OK, OK, I love my wife and kids and dogs and house. But I am most at home before the One. During these days of Christmas, my eyes are fixed on the little baby in the cow stall; I bow in worship. He is the Lord. He is no mere extension of my religious imagination, nor a sentimental reminder of Christmases past. From the manger He burns with fire that unites crib to charismatic signs to cross. He is God, I am not, and as I bow I find peace. I am at home.

True worship results from gratitude but requires holy fear. My welcome of Jesus’ coming espouses me to His Father in an intimate bond of love and at the same time makes me His son (Gal. 4:3-7). Only God could do that. A wise-man said that reverencing the Christ-child celebrates our own new birth. Yet if I fail to realize that this babe is the Creator/Redeemer of all then my worship is in vain. My ‘home’ becomes a house built on sand.

Godly fear is a forgotten value. Whiners who cry injustice selfishly trivialize real trauma, abuse and harassment; they lose their home. A real homecoming requires that we deny our demands and give Him highest place. We unruly sheep need to stop bleating and bow.
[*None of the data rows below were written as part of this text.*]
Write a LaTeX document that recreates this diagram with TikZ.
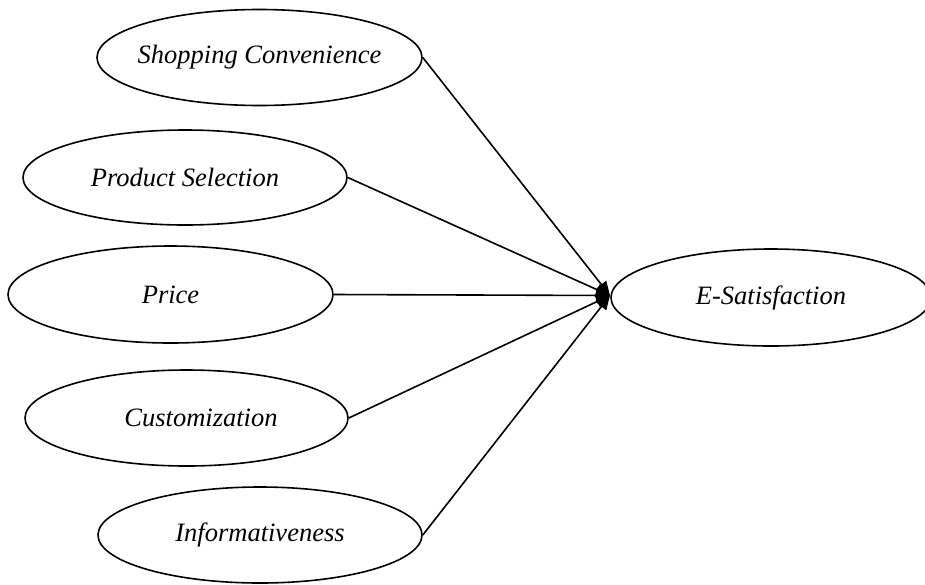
\documentclass[tikz,border=0pt]{standalone}
\usepackage{fontspec}
\setmainfont{Liberation Serif}
\usetikzlibrary{shapes.geometric,arrows.meta}
\newcommand\cnlabel[1]{\makebox[0pt][c]{#1}}
\tikzset{
  construct/.style={ellipse, draw, line width=1.6pt, inner sep=0pt,
    font=\fontsize{26.5}{31}\selectfont\itshape},
  link/.style={line width=1.6pt, -{Triangle[length=14pt,width=12pt]}}
}
\begin{document}
\begin{tikzpicture}[x=1pt,y=-1pt]
\useasboundingbox (0,0) rectangle (925,584);
\node[construct, minimum width=325pt, minimum height=96pt] (shop) at (259.5,57.5) {\cnlabel{Shopping Convenience}};
\node[construct, minimum width=324pt, minimum height=95pt] (prod) at (185,177.5) {\cnlabel{Product Selection}};
\node[construct, minimum width=325pt, minimum height=97pt] (price) at (170.5,294.5) {\cnlabel{Price}};
\node[construct, minimum width=323pt, minimum height=96pt] (cust) at (186.5,418) {\cnlabel{\hspace*{29pt}Customization}};
\node[construct, minimum width=324pt, minimum height=96pt] (info) at (260,535) {\cnlabel{Informativeness}};
\node[construct, minimum width=320pt, minimum height=97pt] (esat) at (771,297.5) {\cnlabel{E-Satisfaction}};
\coordinate (tip) at (610,295.5);
\draw[link] (shop.east) -- (tip);
\draw[link] (prod.east) -- (tip);
\draw[link] (price.east) -- (tip);
\draw[link] (cust.east) -- (tip);
\draw[link] (info.east) -- (tip);
\end{tikzpicture}
\end{document}
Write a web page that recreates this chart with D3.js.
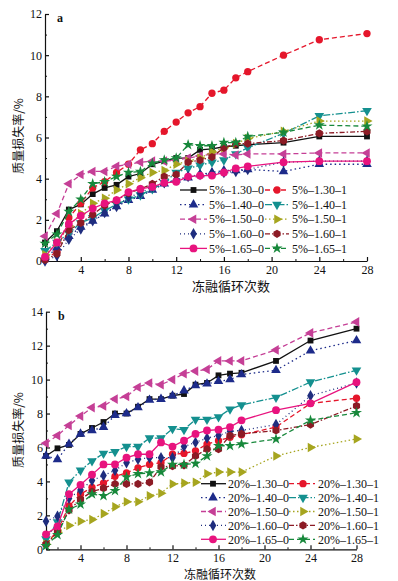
<!DOCTYPE html>
<html>
<head>
<meta charset="utf-8">
<script src="https://cdn.jsdelivr.net/npm/d3@7"></script>
<style>
body { margin: 0; background: #fff; }
svg { display: block; }
</style>
</head>
<body>
<svg width="398" height="581"></svg>
<script>
// freeze-thaw cycles (x) shared by both panels
var cycles = [1,2,3,4,5,6,7,8,9,10,11,12,13,14,15,16,17,18,21,24,28];
var xTicks = [4,8,12,16,20,24,28];
var xMinor = [2,6,10,14,18,22,26];

var labelsA = ["5%–1.30–0","5%–1.30–1","5%–1.40–0","5%–1.40–1","5%–1.50–0",
               "5%–1.50–1","5%–1.60–0","5%–1.60–1","5%–1.65–0","5%–1.65–1"];
var labelsB = ["20%–1.30–0","20%–1.30–1","20%–1.40–0","20%–1.40–1","20%–1.50–0",
               "20%–1.50–1","20%–1.60–0","20%–1.60–1","20%–1.65–0","20%–1.65–1"];

// panel a: mass loss rate (%)
var a130_0 = [0.9,1.45,2.5,2.75,3.25,3.55,3.7,4.1,4.25,4.7,4.85,5.0,5.0,5.4,5.45,5.55,5.6,5.65,5.75,6.05,6.05];
var a130_1 = [0.1,0.45,2.1,2.8,3.55,3.85,4.3,4.7,5.4,5.7,6.3,6.75,7.2,7.5,8.15,8.3,8.9,9.2,10.0,10.75,11.05];
var a140_0 = [0.1,0.65,1.2,1.65,1.95,2.3,2.65,2.95,3.15,3.45,3.75,3.95,4.05,4.2,4.3,4.4,4.4,4.45,4.35,4.7,4.7];
var a140_1 = [0.5,0.9,1.35,1.85,2.1,2.45,2.75,3.0,3.2,3.5,3.8,4.3,4.5,4.65,4.8,4.9,5.2,5.5,6.2,7.05,7.3];
var a150_0 = [1.2,2.3,3.75,4.2,4.35,4.35,4.6,4.7,4.8,4.85,4.85,4.9,5.0,5.1,5.2,5.2,5.15,5.2,5.2,5.25,5.25];
var a150_1 = [0.3,0.9,1.7,2.3,2.8,3.05,3.45,3.75,4.05,4.3,4.4,4.7,4.85,5.0,5.3,5.5,5.7,5.95,6.3,6.8,6.8];
var a160_0 = [0.0,0.25,1.05,1.55,1.95,2.35,2.65,3.1,3.3,3.6,3.8,3.95,4.1,4.2,4.25,4.3,4.35,4.45,4.8,4.85,4.85];
var a160_1 = [0.05,0.35,1.5,1.85,2.25,2.7,2.95,3.3,3.5,3.75,4.1,4.2,4.8,4.9,5.05,5.5,5.7,5.7,5.85,6.2,6.3];
var a165_0 = [0.2,0.9,1.8,2.2,2.55,2.8,2.95,3.35,3.5,3.6,3.8,3.85,4.1,4.15,4.15,4.3,4.5,4.6,4.8,4.85,4.85];
var a165_1 = [0.85,1.3,2.4,3.0,3.75,3.85,4.1,4.3,4.35,4.75,4.9,5.0,5.65,5.6,5.6,5.75,5.75,6.05,6.25,6.6,6.55];

// panel b
var b130_0 = [5.5,5.95,6.15,6.8,7.15,7.5,8.0,8.0,8.4,8.85,8.85,9.05,9.15,9.7,9.8,10.25,10.35,10.4,11.1,12.3,13.0];
var b130_1 = [0.3,1.1,2.55,3.25,3.65,3.9,4.3,4.5,4.8,5.0,5.1,5.6,5.65,5.8,6.2,6.4,6.6,6.75,7.2,8.6,8.9];
var b140_0 = [5.5,5.3,6.2,6.8,7.0,7.2,7.9,8.0,8.35,8.8,8.85,9.05,9.35,9.65,9.75,9.9,10.0,10.3,10.55,11.7,12.3];
var b140_1 = [0.6,1.6,3.95,4.65,5.2,5.65,5.75,6.05,6.05,6.55,6.55,7.1,7.05,7.65,7.65,7.8,8.25,8.5,8.95,9.85,10.55];
var b150_0 = [6.25,6.7,7.3,7.85,8.35,8.45,8.85,9.0,9.55,9.8,9.7,10.0,10.35,10.5,10.6,11.1,11.1,11.1,11.75,12.75,13.4];
var b150_1 = [0.3,1.0,1.4,1.65,1.75,2.1,2.5,2.8,2.8,3.15,3.3,3.85,3.9,3.95,4.45,4.55,4.55,4.55,5.5,6.0,6.5];
var b160_0 = [1.65,1.95,3.0,3.5,4.05,4.35,4.65,5.1,5.3,5.4,5.4,5.4,6.05,6.3,6.55,6.7,6.95,7.0,7.35,9.05,9.8];
var b160_1 = [0.3,1.0,2.3,2.95,3.4,3.6,3.85,3.85,3.85,3.95,4.85,4.9,4.95,5.5,5.9,5.9,6.7,6.8,7.0,7.35,8.45];
var b165_0 = [0.88,1.35,3.25,3.8,4.4,5.0,5.0,5.4,5.6,5.6,6.3,6.05,6.4,6.8,7.0,7.05,7.2,7.6,8.2,8.6,9.85];
var b165_1 = [0.2,0.85,2.35,2.65,3.25,3.15,3.45,4.25,4.45,4.5,4.55,5.0,5.0,5.05,5.5,6.1,6.1,6.2,6.5,7.6,8.05];

var seriesA = [a130_0,a130_1,a140_0,a140_1,a150_0,a150_1,a160_0,a160_1,a165_0,a165_1];
var seriesB = [b130_0,b130_1,b140_0,b140_1,b150_0,b150_1,b160_0,b160_1,b165_0,b165_1];

// hexagon marker for the x.x0-1 dark red series
var hexagon = {
  draw: function(context, size) {
    var r = Math.sqrt(size / 2.6);
    for (var i = 0; i < 6; i++) {
      var a = Math.PI / 3 * i + Math.PI / 6;
      if (i === 0) context.moveTo(r * Math.cos(a), r * Math.sin(a));
      else context.lineTo(r * Math.cos(a), r * Math.sin(a));
    }
    context.closePath();
  }
};

var styles = [
  {color: "#111111", dash: null,          sym: d3.symbolSquare,   rot: 0,   size: 34},
  {color: "#e5162b", dash: "5,3",         sym: d3.symbolCircle,   rot: 0,   size: 42},
  {color: "#1d2b8a", dash: "1.5,3",       sym: d3.symbolTriangle, rot: 0,   size: 40},
  {color: "#14908f", dash: "7,2,1.5,2",   sym: d3.symbolTriangle, rot: 180, size: 40},
  {color: "#c53f96", dash: "5,3",         sym: d3.symbolTriangle, rot: -90, size: 40},
  {color: "#a6a51f", dash: "1.5,2.5",     sym: d3.symbolTriangle, rot: 90,  size: 40},
  {color: "#1f2d7e", dash: "1,3",         sym: d3.symbolDiamond,  rot: 0,   size: 38},
  {color: "#8c1b25", dash: "5,2,1.5,2",   sym: hexagon,           rot: 0,   size: 44},
  {color: "#e8137e", dash: null,          sym: d3.symbolCircle,   rot: 0,   size: 48},
  {color: "#17883b", dash: "5,3",         sym: d3.symbolStar,     rot: 0,   size: 38}
];

var svg = d3.select("svg");
var serif = "'Liberation Serif','DejaVu Serif',serif";
var cjk = "'Noto Sans CJK SC',sans-serif";

function drawPanel(p) {
  var x = d3.scaleLinear().domain([1, 28]).range([p.left, p.right]);
  var y = d3.scaleLinear().domain([0, p.ymax]).range([p.bottom, p.top]);
  var g = svg.append("g");

  // minor ticks
  g.append("g")
    .attr("transform", "translate(0," + p.bottom + ")")
    .call(d3.axisBottom(x).tickValues(xMinor).tickSizeInner(-2).tickSizeOuter(0).tickFormat(""))
    .call(function(s) { s.select(".domain").remove(); });
  g.append("g")
    .attr("transform", "translate(" + p.left + ",0)")
    .call(d3.axisLeft(y).tickValues(d3.range(1, p.ymax, 2)).tickSizeInner(-2).tickSizeOuter(0).tickFormat(""))
    .call(function(s) { s.select(".domain").remove(); });

  var xa = g.append("g")
    .attr("transform", "translate(0," + p.bottom + ")")
    .call(d3.axisBottom(x).tickValues(xTicks).tickSizeInner(-4).tickSizeOuter(0).tickPadding(4));
  var ya = g.append("g")
    .attr("transform", "translate(" + p.left + ",0)")
    .call(d3.axisLeft(y).tickValues(d3.range(0, p.ymax + 1, 2)).tickSizeInner(-4).tickSizeOuter(0).tickPadding(3));
  [xa, ya].forEach(function(a) {
    a.attr("font-family", serif).attr("font-size", 12);
    a.selectAll("text").attr("fill", "#111");
    a.selectAll("line, path").attr("stroke", "#111").attr("stroke-width", 1.2);
  });

  g.selectAll("path, line").filter(function() { return this.getAttribute("stroke") === "currentColor"; })
    .attr("stroke", "#111");

  var line = d3.line()
    .x(function(d, i) { return x(cycles[i]); })
    .y(function(d) { return y(d); });

  p.series.forEach(function(vals, k) {
    var st = styles[k];
    g.append("path")
      .datum(vals)
      .attr("d", line)
      .attr("fill", "none")
      .attr("stroke", st.color)
      .attr("stroke-width", 1.3)
      .attr("stroke-dasharray", st.dash);
    g.selectAll(null)
      .data(vals)
      .enter().append("path")
      .attr("d", d3.symbol().type(st.sym).size(st.size))
      .attr("transform", function(d, i) {
        return "translate(" + x(cycles[i]) + "," + y(d) + ") rotate(" + st.rot + ")";
      })
      .attr("fill", st.color);
  });

  // legend
  p.labels.forEach(function(lab, k) {
    var st = styles[k];
    var col = k % 2, row = Math.floor(k / 2);
    var c = p.legend[col];
    var ly = p.legendY + row * p.legendStep;
    g.append("line")
      .attr("x1", c.x1).attr("x2", c.x2)
      .attr("y1", ly).attr("y2", ly)
      .attr("stroke", st.color)
      .attr("stroke-width", 1.3)
      .attr("stroke-dasharray", st.dash);
    g.append("path")
      .attr("d", d3.symbol().type(st.sym).size(st.size))
      .attr("transform", "translate(" + c.m + "," + ly + ") rotate(" + st.rot + ")")
      .attr("fill", st.color);
    g.append("text")
      .attr("x", c.t).attr("y", ly + 4.2)
      .attr("font-family", serif)
      .attr("font-size", 12)
      .attr("fill", "#111")
      .text(lab);
  });

  g.append("text")
    .attr("x", p.left + 12).attr("y", p.top + 8)
    .attr("font-family", serif).attr("font-weight", "bold").attr("font-size", 12)
    .attr("fill", "#111")
    .text(p.tag);

  g.append("text")
    .attr("x", p.xLabelX).attr("y", p.xLabelY)
    .attr("text-anchor", "middle")
    .attr("font-family", cjk).attr("font-size", p.xLabelSize)
    .attr("fill", "#111")
    .text("冻融循环次数");

  g.append("text")
    .attr("transform", "translate(23," + p.yLabelY + ") rotate(-90)")
    .attr("text-anchor", "middle")
    .attr("font-family", cjk).attr("font-size", 12)
    .attr("fill", "#111")
    .text("质量损失率/%");
}

drawPanel({
  tag: "a", series: seriesA, labels: labelsA, ymax: 12,
  left: 45, right: 367, top: 14, bottom: 261,
  legendY: 190, legendStep: 14.6,
  legend: [{x1: 180, x2: 207, m: 193.5, t: 209}, {x1: 265, x2: 289, m: 277, t: 292}],
  xLabelX: 231, xLabelY: 291, xLabelSize: 13, yLabelY: 136
});

drawPanel({
  tag: "b", series: seriesB, labels: labelsB, ymax: 14,
  left: 46, right: 356.5, top: 311.7, bottom: 549.3,
  legendY: 483.7, legendStep: 13.9,
  legend: [{x1: 201, x2: 226, m: 213, t: 228}, {x1: 289, x2: 315, m: 303, t: 318}],
  xLabelX: 220, xLabelY: 578.5, xLabelSize: 12, yLabelY: 430
});
</script>
</body>
</html>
Hear Fr Alfred Delp on godly fear: ‘Man must learn again–really, personally, practically, and daily—to reckon God as the ultimate category of reality, as the decisive judgment of all that exists….We have lost this category [of godly fear]. We are no longer a people of clarity who know about this one Lord and who stand in simplicity without usurping the Lord’s rights, without betraying our duty to Him, or bargaining. Fear of God…means knowing the absolute, inalienable dominion of the Lord of all.’

Only out of godly fear can we grasp the miracle of Him drawing near to us. The other day in Adoration (when Catholics adore Jesus in the Eucharist) I felt led to meditate on John 6:53-55 where Jesus makes explicit how He becomes our home: ‘I tell you the truth, unless eat the flesh of Son of Man and drink His blood you have no life in you…For My flesh is real food and My blood is real drink. Whoever eats My flesh and drinks My blood abides/dwells/remains in Me and I abide/dwell/remain in him.’

Wow. Adoring Jesus in tears over the abuse scandalizing the Church, I experienced a new power, a burning in my belly as if Christ-in-me was intensifying and would not be diminished by the devils of a few. Rather than forsake my Church home, Jesus was becoming my home in order to fight for His bride. I recalled Jesus’ words ‘Without Me you can do nothing’ (JN 15:5b) then joyfully realized the converse: ‘With Him I can do everything [He asks]!’

I prayed with new authority for the Church in her season of shaking. Delp again: ‘The time of the great intercessors has come. Prayer does not mean some Quietist approach dispensing us from action and responsibility. To the contrary, this is a much harder principle of action. The time of pure action, consecrated from within has come. The precept of Ignatius…says that the interior life must fill and support the exterior life and make it fruitful….Today more than ever, action, commitment and achievement must unfold from devoted worship.’

Let His burning love infuse ours as we pray. Never alone, we can bear what He asks. And burn. Nothing less than His fiery love will grant us peace and pierce the darkness.

‘We should not avoid the burdens God gives us. They lead us into the blessing of God. To those who remain faithful to the hard life, the interior springs of reality will be unsealed…The silver threads of God’s mysteries within everything that is real begin sparkling and singing…

God becomes man. Man does not become God. The human order remains and continues to be our duty, but it is consecrated. And man has become something more, something mightier. Let us trust life because this night must lead to light. Let us trust life because we do not have to live it alone. God lives it with us.’ Fr. Alfred Delp’s last Christmas meditation from prison, 1944.